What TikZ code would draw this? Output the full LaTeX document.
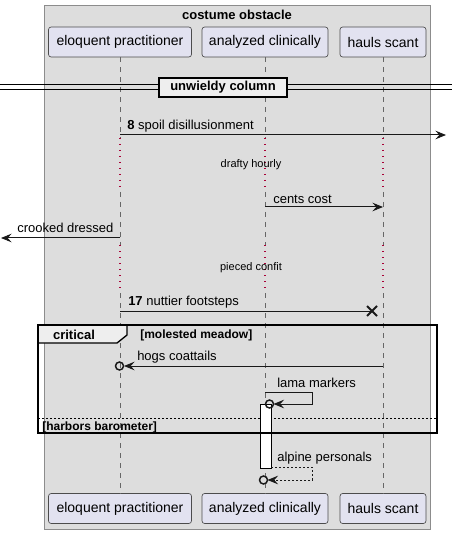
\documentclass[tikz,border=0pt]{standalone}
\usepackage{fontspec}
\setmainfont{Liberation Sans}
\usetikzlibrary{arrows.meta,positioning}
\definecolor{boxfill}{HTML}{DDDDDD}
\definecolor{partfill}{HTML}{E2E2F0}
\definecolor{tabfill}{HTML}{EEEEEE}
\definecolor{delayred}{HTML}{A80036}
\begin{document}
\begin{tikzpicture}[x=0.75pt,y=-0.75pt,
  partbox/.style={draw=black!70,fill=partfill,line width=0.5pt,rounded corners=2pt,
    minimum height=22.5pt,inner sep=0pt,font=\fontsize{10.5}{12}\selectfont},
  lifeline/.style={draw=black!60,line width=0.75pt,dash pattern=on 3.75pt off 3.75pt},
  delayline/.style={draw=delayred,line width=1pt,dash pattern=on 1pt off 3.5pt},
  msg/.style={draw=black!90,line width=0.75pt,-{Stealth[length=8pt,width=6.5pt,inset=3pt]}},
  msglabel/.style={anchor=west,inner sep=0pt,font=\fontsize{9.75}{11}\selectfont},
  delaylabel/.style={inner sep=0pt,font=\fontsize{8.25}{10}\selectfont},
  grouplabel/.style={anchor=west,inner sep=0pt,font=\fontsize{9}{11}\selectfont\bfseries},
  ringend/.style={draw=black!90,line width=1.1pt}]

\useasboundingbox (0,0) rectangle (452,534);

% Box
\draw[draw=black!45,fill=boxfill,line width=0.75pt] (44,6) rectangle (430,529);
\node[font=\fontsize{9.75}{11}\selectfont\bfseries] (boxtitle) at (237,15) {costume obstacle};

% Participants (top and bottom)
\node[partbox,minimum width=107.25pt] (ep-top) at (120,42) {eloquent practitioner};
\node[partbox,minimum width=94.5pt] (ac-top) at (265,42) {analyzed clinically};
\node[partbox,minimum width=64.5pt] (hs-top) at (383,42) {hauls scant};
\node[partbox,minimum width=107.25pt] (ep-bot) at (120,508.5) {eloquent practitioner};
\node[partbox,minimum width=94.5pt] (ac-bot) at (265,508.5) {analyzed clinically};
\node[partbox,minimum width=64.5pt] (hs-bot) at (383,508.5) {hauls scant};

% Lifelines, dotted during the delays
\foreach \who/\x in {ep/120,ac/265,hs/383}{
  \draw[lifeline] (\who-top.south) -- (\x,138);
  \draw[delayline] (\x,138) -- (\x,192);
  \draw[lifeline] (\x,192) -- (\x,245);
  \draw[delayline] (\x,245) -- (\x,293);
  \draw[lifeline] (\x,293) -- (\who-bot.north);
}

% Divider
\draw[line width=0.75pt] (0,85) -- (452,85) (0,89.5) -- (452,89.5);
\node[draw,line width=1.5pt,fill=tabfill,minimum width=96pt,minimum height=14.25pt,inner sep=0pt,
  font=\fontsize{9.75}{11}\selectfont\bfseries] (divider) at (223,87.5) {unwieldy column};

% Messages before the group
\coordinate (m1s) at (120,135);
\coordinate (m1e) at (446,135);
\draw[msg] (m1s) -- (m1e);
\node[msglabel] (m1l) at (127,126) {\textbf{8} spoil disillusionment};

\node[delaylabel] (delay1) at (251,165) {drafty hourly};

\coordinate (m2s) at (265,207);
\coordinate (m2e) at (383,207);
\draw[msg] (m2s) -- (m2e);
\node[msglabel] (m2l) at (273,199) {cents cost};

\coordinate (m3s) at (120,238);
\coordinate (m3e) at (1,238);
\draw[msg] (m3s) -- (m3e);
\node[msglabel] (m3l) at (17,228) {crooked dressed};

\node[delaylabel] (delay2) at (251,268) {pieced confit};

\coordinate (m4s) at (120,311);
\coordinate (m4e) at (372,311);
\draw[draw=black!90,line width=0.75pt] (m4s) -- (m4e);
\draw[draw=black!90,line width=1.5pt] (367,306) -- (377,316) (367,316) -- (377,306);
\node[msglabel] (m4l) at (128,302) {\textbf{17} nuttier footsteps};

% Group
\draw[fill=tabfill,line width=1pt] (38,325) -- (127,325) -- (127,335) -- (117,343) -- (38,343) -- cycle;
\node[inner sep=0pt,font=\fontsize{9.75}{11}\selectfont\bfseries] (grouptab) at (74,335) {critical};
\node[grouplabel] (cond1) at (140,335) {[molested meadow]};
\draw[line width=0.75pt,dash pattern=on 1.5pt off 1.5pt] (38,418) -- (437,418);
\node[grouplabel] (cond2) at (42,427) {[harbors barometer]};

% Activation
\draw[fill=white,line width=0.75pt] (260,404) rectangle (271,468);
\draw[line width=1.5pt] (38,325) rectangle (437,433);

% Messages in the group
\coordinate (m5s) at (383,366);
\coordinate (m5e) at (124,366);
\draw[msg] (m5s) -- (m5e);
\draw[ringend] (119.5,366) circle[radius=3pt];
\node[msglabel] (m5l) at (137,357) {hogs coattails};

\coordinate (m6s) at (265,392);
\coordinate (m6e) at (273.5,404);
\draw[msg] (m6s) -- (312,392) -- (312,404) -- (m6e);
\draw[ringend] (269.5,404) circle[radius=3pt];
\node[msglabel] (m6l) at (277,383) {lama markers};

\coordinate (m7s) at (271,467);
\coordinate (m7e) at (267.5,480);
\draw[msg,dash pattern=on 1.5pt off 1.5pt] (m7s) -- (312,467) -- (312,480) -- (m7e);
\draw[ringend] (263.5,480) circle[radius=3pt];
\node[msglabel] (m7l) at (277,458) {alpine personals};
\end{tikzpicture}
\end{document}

____________

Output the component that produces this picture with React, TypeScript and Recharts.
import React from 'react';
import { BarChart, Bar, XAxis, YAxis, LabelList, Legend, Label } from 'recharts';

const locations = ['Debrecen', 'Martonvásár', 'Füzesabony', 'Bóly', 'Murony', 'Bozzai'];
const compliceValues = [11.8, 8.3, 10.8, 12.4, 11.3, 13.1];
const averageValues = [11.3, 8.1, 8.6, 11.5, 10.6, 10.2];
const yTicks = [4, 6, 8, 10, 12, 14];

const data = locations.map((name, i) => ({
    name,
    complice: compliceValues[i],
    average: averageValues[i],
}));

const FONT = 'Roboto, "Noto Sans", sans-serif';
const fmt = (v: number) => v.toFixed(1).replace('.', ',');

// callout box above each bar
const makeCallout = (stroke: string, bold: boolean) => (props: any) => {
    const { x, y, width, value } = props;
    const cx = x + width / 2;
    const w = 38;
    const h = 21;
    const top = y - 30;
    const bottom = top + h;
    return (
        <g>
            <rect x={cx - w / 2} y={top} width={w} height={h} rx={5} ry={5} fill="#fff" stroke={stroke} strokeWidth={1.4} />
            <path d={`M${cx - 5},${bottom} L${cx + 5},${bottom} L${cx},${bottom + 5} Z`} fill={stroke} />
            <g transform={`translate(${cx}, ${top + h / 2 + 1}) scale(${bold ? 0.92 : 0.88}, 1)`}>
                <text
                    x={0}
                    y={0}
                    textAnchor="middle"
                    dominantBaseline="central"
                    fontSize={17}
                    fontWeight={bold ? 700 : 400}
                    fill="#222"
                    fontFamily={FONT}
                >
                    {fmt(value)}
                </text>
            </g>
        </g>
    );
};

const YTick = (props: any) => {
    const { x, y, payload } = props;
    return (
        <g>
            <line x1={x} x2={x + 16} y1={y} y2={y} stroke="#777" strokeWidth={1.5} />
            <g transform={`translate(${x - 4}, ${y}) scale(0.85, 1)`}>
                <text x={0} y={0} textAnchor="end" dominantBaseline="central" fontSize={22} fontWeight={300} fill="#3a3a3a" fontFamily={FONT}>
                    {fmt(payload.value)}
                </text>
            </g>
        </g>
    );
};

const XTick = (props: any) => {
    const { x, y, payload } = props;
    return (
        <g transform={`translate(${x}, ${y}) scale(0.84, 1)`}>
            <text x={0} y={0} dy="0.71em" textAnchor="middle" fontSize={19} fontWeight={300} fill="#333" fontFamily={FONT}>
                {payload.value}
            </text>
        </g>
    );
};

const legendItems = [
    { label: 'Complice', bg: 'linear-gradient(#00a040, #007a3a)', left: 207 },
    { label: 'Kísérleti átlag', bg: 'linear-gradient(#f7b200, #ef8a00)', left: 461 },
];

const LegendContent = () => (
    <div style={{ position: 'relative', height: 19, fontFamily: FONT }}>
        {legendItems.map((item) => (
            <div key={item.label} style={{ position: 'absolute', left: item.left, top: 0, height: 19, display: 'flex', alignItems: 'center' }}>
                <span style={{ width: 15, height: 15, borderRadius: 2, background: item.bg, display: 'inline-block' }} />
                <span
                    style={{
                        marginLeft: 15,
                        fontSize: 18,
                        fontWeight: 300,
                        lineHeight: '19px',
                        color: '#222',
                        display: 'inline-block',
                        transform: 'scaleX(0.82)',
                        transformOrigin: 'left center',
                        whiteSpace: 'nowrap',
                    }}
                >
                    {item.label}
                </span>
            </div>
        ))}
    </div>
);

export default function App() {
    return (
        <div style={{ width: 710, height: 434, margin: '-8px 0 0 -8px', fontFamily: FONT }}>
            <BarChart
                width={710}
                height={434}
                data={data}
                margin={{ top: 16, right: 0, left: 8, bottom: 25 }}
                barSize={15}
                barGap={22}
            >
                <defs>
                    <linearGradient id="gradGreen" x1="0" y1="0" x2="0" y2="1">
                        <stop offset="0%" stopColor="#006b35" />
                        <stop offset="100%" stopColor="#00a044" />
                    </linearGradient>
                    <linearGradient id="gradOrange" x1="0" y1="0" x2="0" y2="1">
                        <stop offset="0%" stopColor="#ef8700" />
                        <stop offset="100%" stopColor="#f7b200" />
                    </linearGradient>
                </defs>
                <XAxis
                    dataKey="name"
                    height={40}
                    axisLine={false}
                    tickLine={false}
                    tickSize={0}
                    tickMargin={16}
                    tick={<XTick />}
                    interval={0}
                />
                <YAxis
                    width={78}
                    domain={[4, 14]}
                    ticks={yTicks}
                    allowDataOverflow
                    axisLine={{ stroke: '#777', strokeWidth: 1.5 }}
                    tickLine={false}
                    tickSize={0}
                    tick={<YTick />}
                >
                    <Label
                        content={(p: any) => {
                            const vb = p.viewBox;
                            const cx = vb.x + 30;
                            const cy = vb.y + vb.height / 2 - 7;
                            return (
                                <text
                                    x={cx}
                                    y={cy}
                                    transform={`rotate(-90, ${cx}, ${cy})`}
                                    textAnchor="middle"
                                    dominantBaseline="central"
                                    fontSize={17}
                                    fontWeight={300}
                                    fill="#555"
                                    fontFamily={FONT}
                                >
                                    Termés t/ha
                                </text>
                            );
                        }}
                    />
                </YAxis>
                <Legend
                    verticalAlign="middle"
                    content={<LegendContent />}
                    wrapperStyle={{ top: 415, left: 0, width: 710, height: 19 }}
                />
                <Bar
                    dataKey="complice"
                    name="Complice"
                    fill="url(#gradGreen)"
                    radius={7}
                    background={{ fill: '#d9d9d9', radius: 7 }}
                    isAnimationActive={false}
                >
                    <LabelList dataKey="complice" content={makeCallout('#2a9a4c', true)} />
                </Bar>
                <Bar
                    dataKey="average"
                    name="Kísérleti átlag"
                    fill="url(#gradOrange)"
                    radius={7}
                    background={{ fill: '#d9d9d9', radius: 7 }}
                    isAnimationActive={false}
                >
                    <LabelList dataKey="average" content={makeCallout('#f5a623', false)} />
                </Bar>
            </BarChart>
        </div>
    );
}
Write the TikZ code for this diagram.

____________

*Task statement:* For the material above, give again only the lines starting at the line that contains "What TikZ code" and ending at the line that contains "(0,0) rectangle (452,534);". Pictures do not belong in the copy.

*Correct answer:*
What TikZ code would draw this? Output the full LaTeX document.
\documentclass[tikz,border=0pt]{standalone}
\usepackage{fontspec}
\setmainfont{Liberation Sans}
\usetikzlibrary{arrows.meta,positioning}
\definecolor{boxfill}{HTML}{DDDDDD}
\definecolor{partfill}{HTML}{E2E2F0}
\definecolor{tabfill}{HTML}{EEEEEE}
\definecolor{delayred}{HTML}{A80036}
\begin{document}
\begin{tikzpicture}[x=0.75pt,y=-0.75pt,
  partbox/.style={draw=black!70,fill=partfill,line width=0.5pt,rounded corners=2pt,
    minimum height=22.5pt,inner sep=0pt,font=\fontsize{10.5}{12}\selectfont},
  lifeline/.style={draw=black!60,line width=0.75pt,dash pattern=on 3.75pt off 3.75pt},
  delayline/.style={draw=delayred,line width=1pt,dash pattern=on 1pt off 3.5pt},
  msg/.style={draw=black!90,line width=0.75pt,-{Stealth[length=8pt,width=6.5pt,inset=3pt]}},
  msglabel/.style={anchor=west,inner sep=0pt,font=\fontsize{9.75}{11}\selectfont},
  delaylabel/.style={inner sep=0pt,font=\fontsize{8.25}{10}\selectfont},
  grouplabel/.style={anchor=west,inner sep=0pt,font=\fontsize{9}{11}\selectfont\bfseries},
  ringend/.style={draw=black!90,line width=1.1pt}]

\useasboundingbox (0,0) rectangle (452,534);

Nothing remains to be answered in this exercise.